What a stock split is

A stock split is when a company increases the number of shares outstanding and reduces the price per share proportionally. The total value you hold stays the same.

Example of a 2-for-1 split:

  • Before: you have 10 shares × $200 = $2,000.
  • After: you have 20 shares × $100 = $2,000.

Double the shares, half the price, same value. Like exchanging a $200 bill for two $100 bills — still the same money.

Why companies split their stock

If the value does not change, why do it? A few reasons:

  • More accessible per-share price. When one share is too expensive, small investors hesitate to buy. A lower price after the split lets more people buy in.
  • Increased liquidity. More shares at an easier-to-buy price usually makes trading more active.
  • Positive psychological signal. Companies often split after the price has risen strongly — so a split is sometimes seen as a sign the company is doing well.

Note: a split does not make a company more valuable. It just divides the "pie" into more, smaller slices; it does not make the pie bigger.

Reverse splits

The opposite of a regular split is a reverse split: reducing the number of shares and raising the price per share.

Example of 1-for-10 — 100 shares × $5 becomes 10 shares × $50. The value still stays the same.

Companies usually do a reverse split to push the share price up from a too-low level (to avoid delisting, or improve image). Unlike a regular split, a reverse split is sometimes a warning sign — because the price had fallen too far before. Consider the company''s context.

What to do when a stock splits

Usually... nothing. The share count and price in your account adjust automatically.

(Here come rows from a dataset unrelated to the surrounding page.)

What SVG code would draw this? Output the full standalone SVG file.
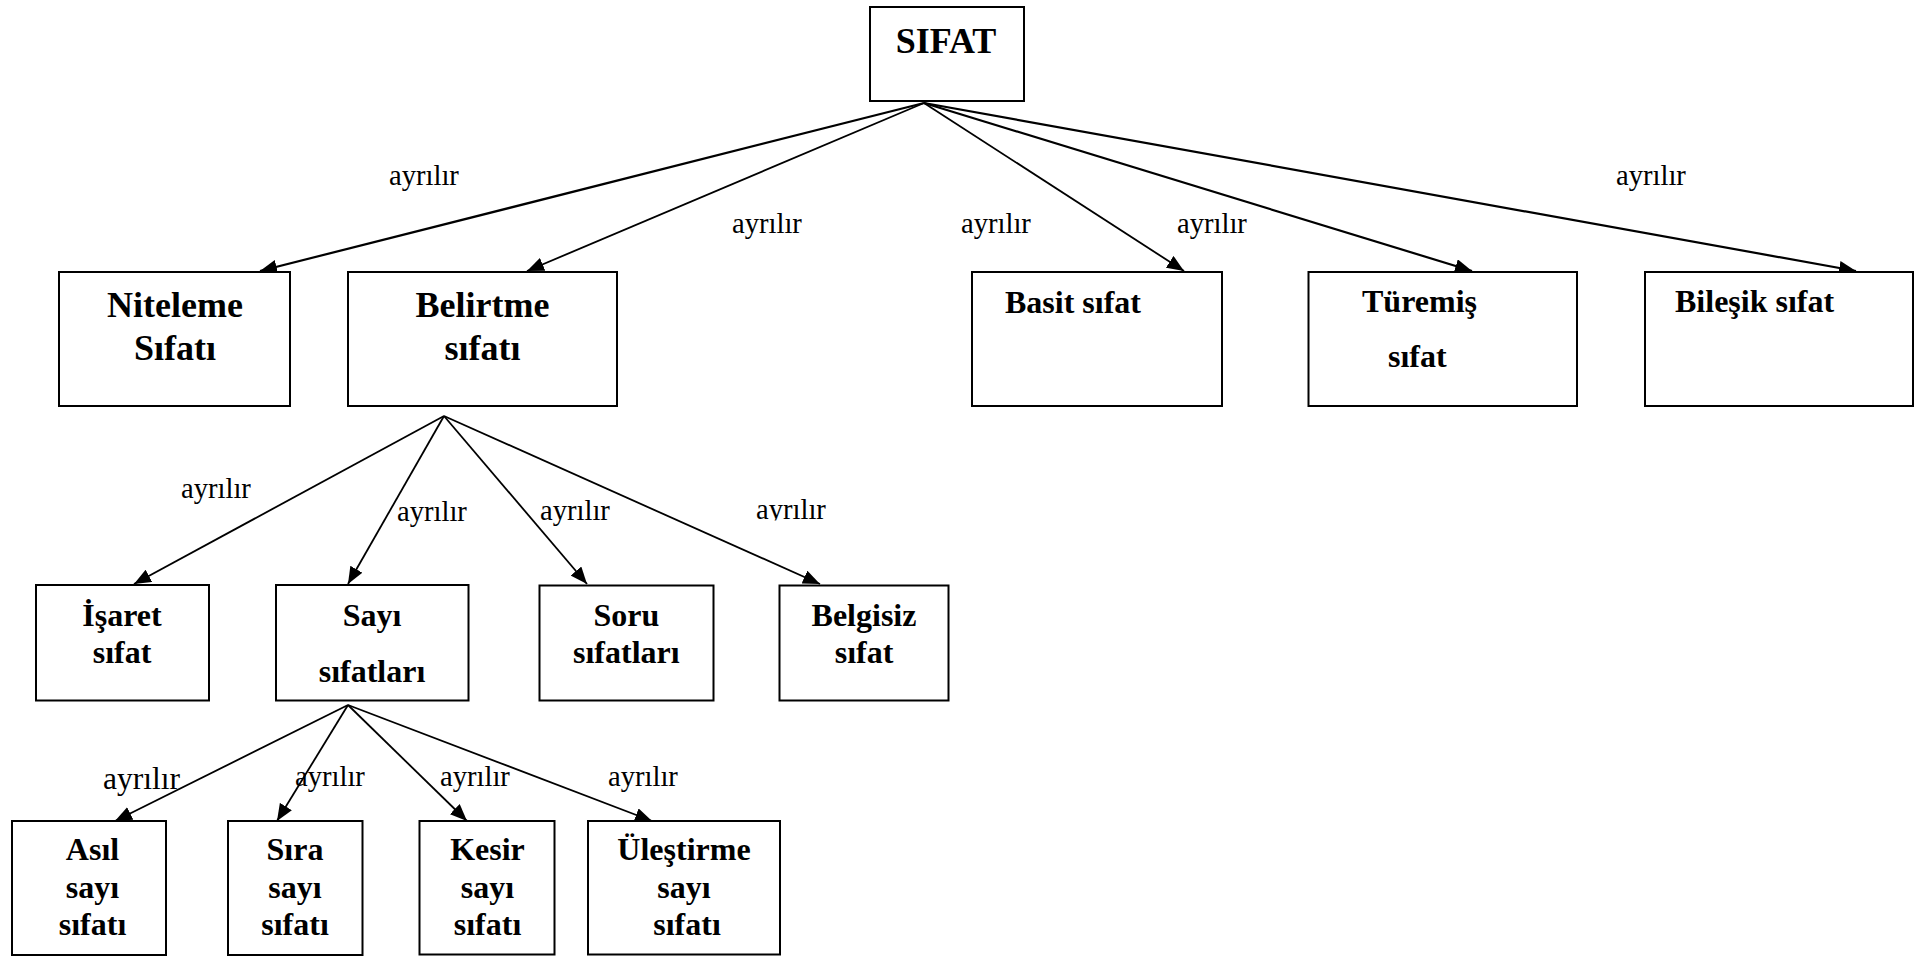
<svg xmlns="http://www.w3.org/2000/svg" width="1923" height="956" viewBox="0 0 1923 956">
<style>
  .box { fill: #fff; stroke: #000; stroke-width: 2; }
  .n { font-family: "Liberation Serif", "Times New Roman", serif; font-weight: bold; fill: #000; }
  .n36 { font-size: 36px; }
  .n32 { font-size: 32px; }
  .c { text-anchor: middle; }
  .lbl { font-family: "Liberation Serif", "Times New Roman", serif; font-size: 28.6px; fill: #000; }
  .conn line { stroke: #000; stroke-width: 1.8; fill: none; marker-end: url(#arr); }
  .conn .thick { stroke-width: 2.2; }
</style>
<defs>
  <marker id="arr" markerUnits="userSpaceOnUse" markerWidth="18" markerHeight="14" refX="17" refY="7" orient="auto">
    <path d="M0,0 L17,7 L0,14 z" fill="#000"/>
  </marker>
  <clipPath id="clipB"><rect x="740" y="480" width="120" height="40.5"/></clipPath>
</defs>
<rect width="1923" height="956" fill="#fff"/>

<g id="connectors" class="conn">
  <line class="thick" x1="924" y1="103" x2="260" y2="271"/>
  <line x1="924" y1="103" x2="527" y2="271"/>
  <line x1="924" y1="103" x2="1184" y2="271"/>
  <line class="thick" x1="924" y1="103" x2="1472" y2="271"/>
  <line class="thick" x1="924" y1="103" x2="1856" y2="271"/>
  <line x1="444" y1="416" x2="134" y2="584"/>
  <line x1="444" y1="416" x2="348" y2="584"/>
  <line x1="444" y1="416" x2="587" y2="584"/>
  <line x1="444" y1="416" x2="820" y2="584"/>
  <line x1="348" y1="705" x2="115" y2="821"/>
  <line x1="348" y1="705" x2="277" y2="821"/>
  <line x1="348" y1="705" x2="467" y2="821"/>
  <line x1="348" y1="705" x2="652" y2="821"/>
</g>

<g id="labels">
  <text class="lbl" x="389" y="185">ayrılır</text>
  <text class="lbl" x="732" y="233">ayrılır</text>
  <text class="lbl" x="961" y="233">ayrılır</text>
  <text class="lbl" x="1177" y="233">ayrılır</text>
  <text class="lbl" x="1616" y="185">ayrılır</text>
  <text class="lbl" x="181" y="498">ayrılır</text>
  <text class="lbl" x="397" y="521">ayrılır</text>
  <text class="lbl" x="540" y="520">ayrılır</text>
  <text class="lbl" x="756" y="519" clip-path="url(#clipB)">ayrılır</text>
  <text class="lbl" x="103" y="789" style="font-size:31.5px">ayrılır</text>
  <text class="lbl" x="295" y="786">ayrılır</text>
  <text class="lbl" x="440" y="786">ayrılır</text>
  <text class="lbl" x="608" y="786">ayrılır</text>
</g>

<g id="node-sifat">
  <rect class="box" x="870" y="7" width="154" height="94"/>
  <text class="n n36 c" x="946" y="53">SIFAT</text>
</g>
<g id="node-niteleme">
  <rect class="box" x="59" y="272" width="231" height="134"/>
  <text class="n n36 c" x="175" y="317">Niteleme</text>
  <text class="n n36 c" x="175" y="360">Sıfatı</text>
</g>
<g id="node-belirtme">
  <rect class="box" x="348" y="272" width="269" height="134"/>
  <text class="n n36 c" x="482.5" y="317">Belirtme</text>
  <text class="n n36 c" x="482.5" y="360">sıfatı</text>
</g>
<g id="node-basit">
  <rect class="box" x="972" y="272" width="250" height="134"/>
  <text class="n n32" x="1005" y="313">Basit sıfat</text>
</g>
<g id="node-turemis">
  <rect class="box" x="1308.5" y="272" width="268.5" height="134"/>
  <text class="n n32" x="1362" y="312">Türemiş</text>
  <text class="n n32" x="1388" y="367">sıfat</text>
</g>
<g id="node-bilesik">
  <rect class="box" x="1645" y="272" width="268" height="134"/>
  <text class="n n32" x="1675" y="312">Bileşik sıfat</text>
</g>
<g id="node-isaret">
  <rect class="box" x="36" y="585" width="173" height="115.5"/>
  <text class="n n32 c" x="122" y="626">İşaret</text>
  <text class="n n32 c" x="122" y="663">sıfat</text>
</g>
<g id="node-sayi">
  <rect class="box" x="276" y="585" width="192.5" height="115.5"/>
  <text class="n n32 c" x="372" y="626">Sayı</text>
  <text class="n n32 c" x="372" y="682">sıfatları</text>
</g>
<g id="node-soru">
  <rect class="box" x="539.5" y="585.5" width="174" height="115"/>
  <text class="n n32 c" x="626.3" y="626">Soru</text>
  <text class="n n32 c" x="626.3" y="663">sıfatları</text>
</g>
<g id="node-belgisiz">
  <rect class="box" x="779.5" y="585.5" width="169" height="115"/>
  <text class="n n32 c" x="864" y="626">Belgisiz</text>
  <text class="n n32 c" x="864" y="663">sıfat</text>
</g>
<g id="node-asil">
  <rect class="box" x="12" y="821" width="154" height="134"/>
  <text class="n n32 c" x="92.5" y="860">Asıl</text>
  <text class="n n32 c" x="92.5" y="898">sayı</text>
  <text class="n n32 c" x="92.5" y="935">sıfatı</text>
</g>
<g id="node-sira">
  <rect class="box" x="228" y="821" width="134.5" height="134"/>
  <text class="n n32 c" x="295" y="860">Sıra</text>
  <text class="n n32 c" x="295" y="898">sayı</text>
  <text class="n n32 c" x="295" y="935">sıfatı</text>
</g>
<g id="node-kesir">
  <rect class="box" x="419.5" y="821" width="135" height="133.5"/>
  <text class="n n32 c" x="487.5" y="860">Kesir</text>
  <text class="n n32 c" x="487.5" y="898">sayı</text>
  <text class="n n32 c" x="487.5" y="935">sıfatı</text>
</g>
<g id="node-ulestirme">
  <rect class="box" x="588" y="821" width="192" height="133.5"/>
  <text class="n n32 c" x="684" y="860">Üleştirme</text>
  <text class="n n32 c" x="684" y="898">sayı</text>
  <text class="n n32 c" x="687" y="935">sıfatı</text>
</g>
</svg>
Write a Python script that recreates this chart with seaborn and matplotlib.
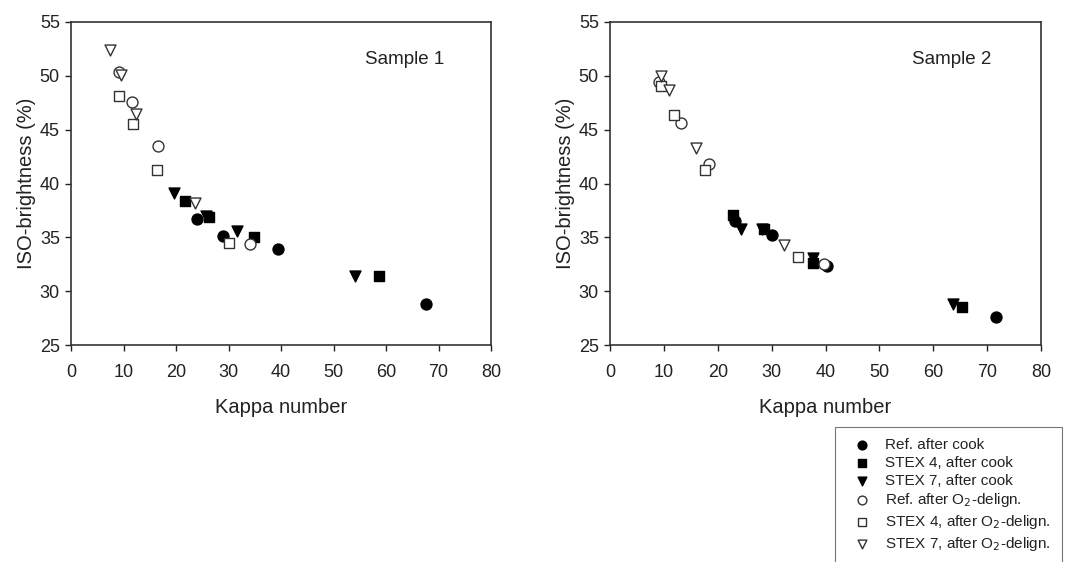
import matplotlib
matplotlib.use("Agg")
import matplotlib.pyplot as plt
import pandas as pd
import seaborn as sns

# series order and styling
series = ["Ref. after cook", "STEX 4, after cook", "STEX 7, after cook",
          "Ref. after O$_2$-delign.", "STEX 4, after O$_2$-delign.", "STEX 7, after O$_2$-delign."]
markers = ["o", "s", "v", "o", "s", "v"]
filled = [True, True, True, False, False, False]

# Sample 1 (Kappa number, ISO-brightness)
s1_kappa = [
    [24.0, 29.0, 39.4, 67.6],
    [21.8, 26.3, 34.9, 58.6],
    [19.6, 25.8, 31.7, 54.0],
    [9.1, 11.6, 16.6, 34.0],
    [9.2, 11.9, 16.3, 30.0],
    [7.4, 9.5, 12.4, 23.6],
]
s1_bright = [
    [36.7, 35.1, 33.9, 28.8],
    [38.4, 36.9, 35.0, 31.4],
    [39.1, 37.0, 35.6, 31.4],
    [50.4, 47.6, 43.5, 34.4],
    [48.1, 45.5, 41.3, 34.5],
    [52.4, 50.1, 46.5, 38.2],
]

# Sample 2
s2_kappa = [
    [23.2, 30.0, 40.2, 71.7],
    [22.9, 28.5, 37.6, 65.3],
    [24.3, 28.2, 37.6, 63.7],
    [9.1, 13.2, 18.3, 39.8],
    [9.5, 11.9, 17.7, 34.9],
    [9.5, 11.0, 16.0, 32.3],
]
s2_bright = [
    [36.5, 35.2, 32.3, 27.6],
    [37.1, 35.8, 32.6, 28.5],
    [35.8, 35.8, 33.1, 28.8],
    [49.4, 45.6, 41.8, 32.5],
    [49.1, 46.4, 41.3, 33.2],
    [50.0, 48.7, 43.3, 34.3],
]

sns.set_style("white")
plt.rcParams['font.family'] = ['Liberation Sans', 'DejaVu Sans']
txt = "#222222"

fig = plt.figure(figsize=(10.75, 5.62), dpi=100)
ax1 = fig.add_axes([71/1075, 1-345/562, 420/1075, 323/562])
ax2 = fig.add_axes([610/1075, 1-345/562, 431/1075, 323/562])

for ax, kap, bri, name in [(ax1, s1_kappa, s1_bright, "Sample 1"),
                           (ax2, s2_kappa, s2_bright, "Sample 2")]:
    for i, lab in enumerate(series):
        df = pd.DataFrame({"Kappa": kap[i], "ISO": bri[i]})
        sns.scatterplot(x="Kappa", y="ISO", data=df, ax=ax, marker=markers[i],
                        s=62, facecolor="black" if filled[i] else "white",
                        edgecolor="black" if filled[i] else "#333333",
                        linewidth=1.0, label=lab, zorder=3)
    ax.set_xlim(0, 80)
    ax.set_ylim(25, 55)
    ax.set_xticks(range(0, 81, 10))
    ax.set_yticks(range(25, 56, 5))
    ax.tick_params(axis="both", direction="out", length=4, width=1,
                   labelsize=13, colors=txt, bottom=True, left=True)
    ax.tick_params(axis="x", pad=10)
    ax.tick_params(axis="y", pad=4)
    for sp in ax.spines.values():
        sp.set_color("#333333")
        sp.set_linewidth(1.2)
    ax.set_xlabel("Kappa number", fontsize=14.5, color=txt, labelpad=12)
    ax.set_ylabel("ISO-brightness (%)", fontsize=14.5, color=txt, labelpad=3)
    ax.text(63.5, 51.5, name, fontsize=13.5, color=txt, ha="center", va="center")
    ax.get_legend().remove()

handles, labels = ax1.get_legend_handles_labels()
leg = fig.legend(handles, labels, loc="upper left", bbox_to_anchor=(835/1075, 1-427/562),
                 fontsize=11, frameon=True, fancybox=False, edgecolor="#555555",
                 handletextpad=0.55, labelspacing=0.24, borderpad=0.75, markerscale=0.8,
                 borderaxespad=0)
leg.get_frame().set_linewidth(0.8)
for t in leg.get_texts():
    t.set_color(txt)

fig.savefig("out.png", dpi=100)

But note:

  • Do not panic when you see the price "drop" — check whether it is a split before reacting.
  • Update your reference points — if you track cost basis or set price alerts, remember they adjust too.
  • Look at the company''s substance, not the price number — a lower price after a split does not mean the stock is "cheaper" in value.

Conclusion

A stock split increases the share count and reduces the per-share price, but the total value stays the same — you lose nothing. Companies do it to make the price accessible and boost liquidity. A reverse split does the opposite, sometimes as a warning sign. Understanding this keeps you from panic-selling over a changed price number.